2002 Denver Annual Meeting (October 27-30, 2002)

Paper No. 2
Presentation Time: 1:35 PM

OBSIDIAN SOURCES AND DISTRIBUTION IN SOUTHERNMOST PATAGONIA, SOUTH AMERICA


STERN, Charles R., Department of Geological Sciences, Univ of Colorado, CB-399, Boulder, CO 80309-0399, charles.stern@colorado.edu

Several different types of rhyolite obsidian, with different geologic ages and source areas, have been documented in archeological sites in southernmost Patagonia south of 44ºS. The most widely distributed obsidian in southernmost Patagonia are two chemically distinct types of black obsidian, both found as cobbles concentrated in fluvial drainage systems on and around Pampa del Asador (48ºS; 71.4ºW), Santa Cruz, Argentina. These two chemically distinct types of black obsidian can be distinguished based solely on the trace-elements Rb, Sr, Zr and Y determined by XRF analysis.
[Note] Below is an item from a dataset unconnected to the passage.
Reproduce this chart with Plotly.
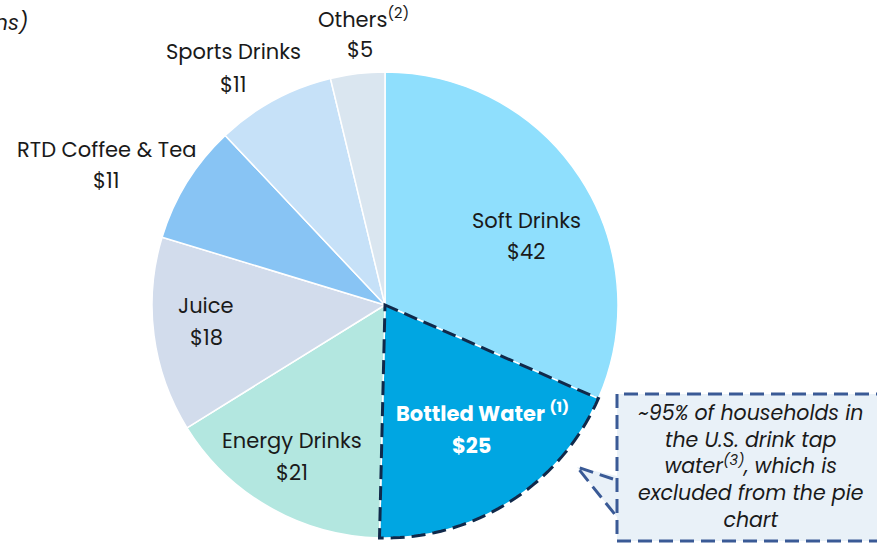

They have been referred to as obsidian types PDA-I and PDA-II, and have geologic ages of 6.2 and 6.4 Ma. In more detail, two chemically different types of PDA-II (PDA-IIa and PDA-IIb) can be distinguished based on rare-earth-element compositions determined by more complete ICP-MS analysis. Both among the cobbles of black obsidian from Pampa del Asador, and among artifacts fashioned from this obsidian, >80% are type PDA-I and <20% are type PDA-II. Artifacts fashioned from these black obsidians occur, within occupational levels dated in some cases as old as >9,700 BP, in archeological sites up to >600 km to the south in Tierra del Fuego and >800 km to the northeast on Peninsula Valdes along the Atlantic coast. A banded grey-green obsidian, with geologic age of 2.3 Ma, derived from somewhere within Cordillera Baguales (50.5ºS; 72ºW), Santa Cruz, Argentina, occurs as artifacts up to >250 km east along the Atlantic coast. Green obsidian, with geologic age of 17.1 Ma, derived from somewhere around Seno Otway (53ºS; 71.5ºW), Magallanes, Chile, occurs as artifacts in both marine hunter-gatherer sites up to >350 km southeast in Tierra del Fuego and >250 km north along the Pacific coast, as well as in terrestrial hunter-gatherer sites up to >250 km east near the Atlantic coast. Obsidian in archaeological sites is scarce in areas remote from these three known sources of obsidian. For example, in the Pali-Aike and Fell's Cave sites near the Atlantic coast in Magallanes, Chile, obsidian makes up only 1.3% of all the artifacts excavated by Junius Bird (59 of 4,900 artifacts). The three different obsidian types found in these sites (black, green and banded grey-green) have come from the three different sources described above, which occur between >250 and >500 km away.